Leave out the images and repeat the listing below without a single change.

───── PROVIDED INFORMATION ─────

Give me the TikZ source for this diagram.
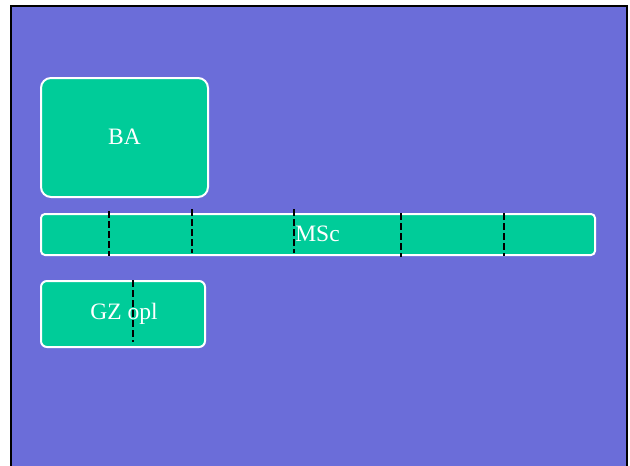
\documentclass[tikz,border=0pt]{standalone}
\usepackage{fontspec}
\setmainfont{Liberation Serif}
\definecolor{bgpurple}{HTML}{6B6DD9}
\definecolor{boxgreen}{HTML}{00CC99}
\tikzset{
  greenbox/.style={draw=white, line width=2pt, fill=boxgreen},
  boxlabel/.style={text=white, inner sep=0pt, font=\fontsize{23.5}{28}\selectfont},
  cutline/.style={draw=black, line width=2.2pt, dash pattern=on 7pt off 3pt}
}
\begin{document}
\begin{tikzpicture}[x=1pt,y=-1pt]
\useasboundingbox (0,0) rectangle (630,466);
\fill[white] (0,0) rectangle (630,466);
\draw[line width=2.2pt, fill=bgpurple] (11,6) rectangle (627,475);
% boxes
\draw[greenbox, rounded corners=10pt] (41,78) rectangle (208,197);
\node[boxlabel] (ba) at (124.5,137) {BA};
\draw[greenbox, rounded corners=4pt] (41,214) rectangle (595,255);
\node[boxlabel] (msc) at (317.5,234) {MSc};
\draw[greenbox, rounded corners=6pt] (41,281) rectangle (205,347);
\node[boxlabel] (gz) at (124,314) {GZ opl};
% dashed lines
\draw[cutline] (109,211) -- (109,256);
\draw[cutline] (192,209) -- (192,253);
\draw[cutline] (294,209) -- (294,253);
\draw[cutline] (401,213) -- (401,257);
\draw[cutline] (504,213) -- (504,256);
\draw[cutline] (133,280) -- (133,342);
\end{tikzpicture}
\end{document}
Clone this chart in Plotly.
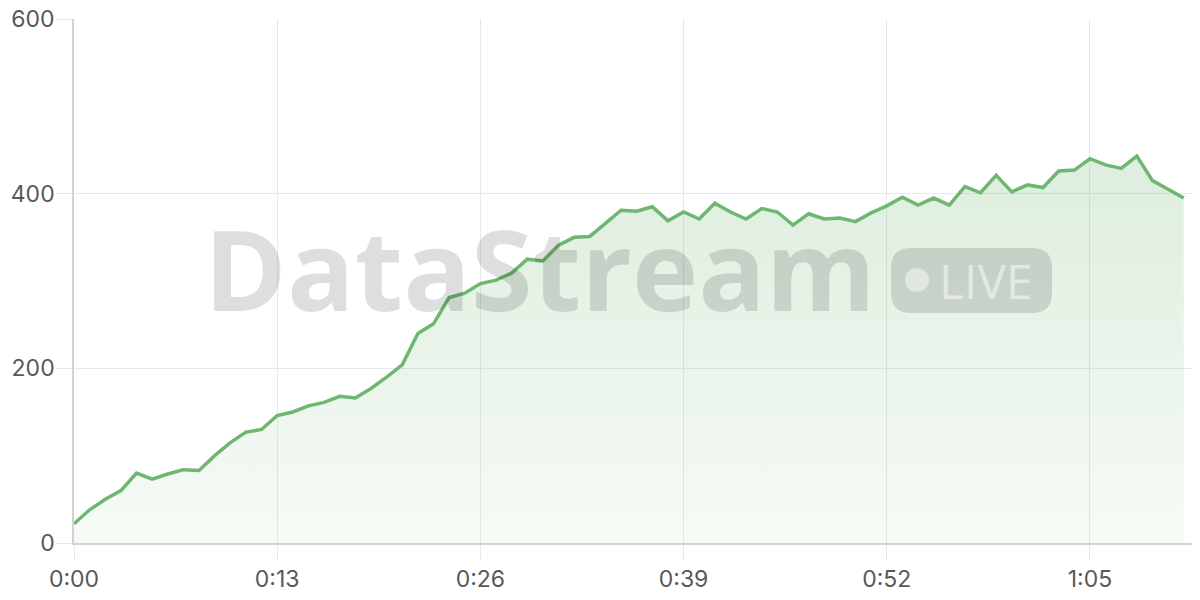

─────

OUTPUT OF THE EXERCISE.
Give me the TikZ source for this diagram.
\documentclass[tikz,border=0pt]{standalone}
\usepackage{fontspec}
\setmainfont{Liberation Serif}
\definecolor{bgpurple}{HTML}{6B6DD9}
\definecolor{boxgreen}{HTML}{00CC99}
\tikzset{
  greenbox/.style={draw=white, line width=2pt, fill=boxgreen},
  boxlabel/.style={text=white, inner sep=0pt, font=\fontsize{23.5}{28}\selectfont},
  cutline/.style={draw=black, line width=2.2pt, dash pattern=on 7pt off 3pt}
}
\begin{document}
\begin{tikzpicture}[x=1pt,y=-1pt]
\useasboundingbox (0,0) rectangle (630,466);
\fill[white] (0,0) rectangle (630,466);
\draw[line width=2.2pt, fill=bgpurple] (11,6) rectangle (627,475);
% boxes
\draw[greenbox, rounded corners=10pt] (41,78) rectangle (208,197);
\node[boxlabel] (ba) at (124.5,137) {BA};
\draw[greenbox, rounded corners=4pt] (41,214) rectangle (595,255);
\node[boxlabel] (msc) at (317.5,234) {MSc};
\draw[greenbox, rounded corners=6pt] (41,281) rectangle (205,347);
\node[boxlabel] (gz) at (124,314) {GZ opl};
% dashed lines
\draw[cutline] (109,211) -- (109,256);
\draw[cutline] (192,209) -- (192,253);
\draw[cutline] (294,209) -- (294,253);
\draw[cutline] (401,213) -- (401,257);
\draw[cutline] (504,213) -- (504,256);
\draw[cutline] (133,280) -- (133,342);
\end{tikzpicture}
\end{document}
Clone this chart in Plotly.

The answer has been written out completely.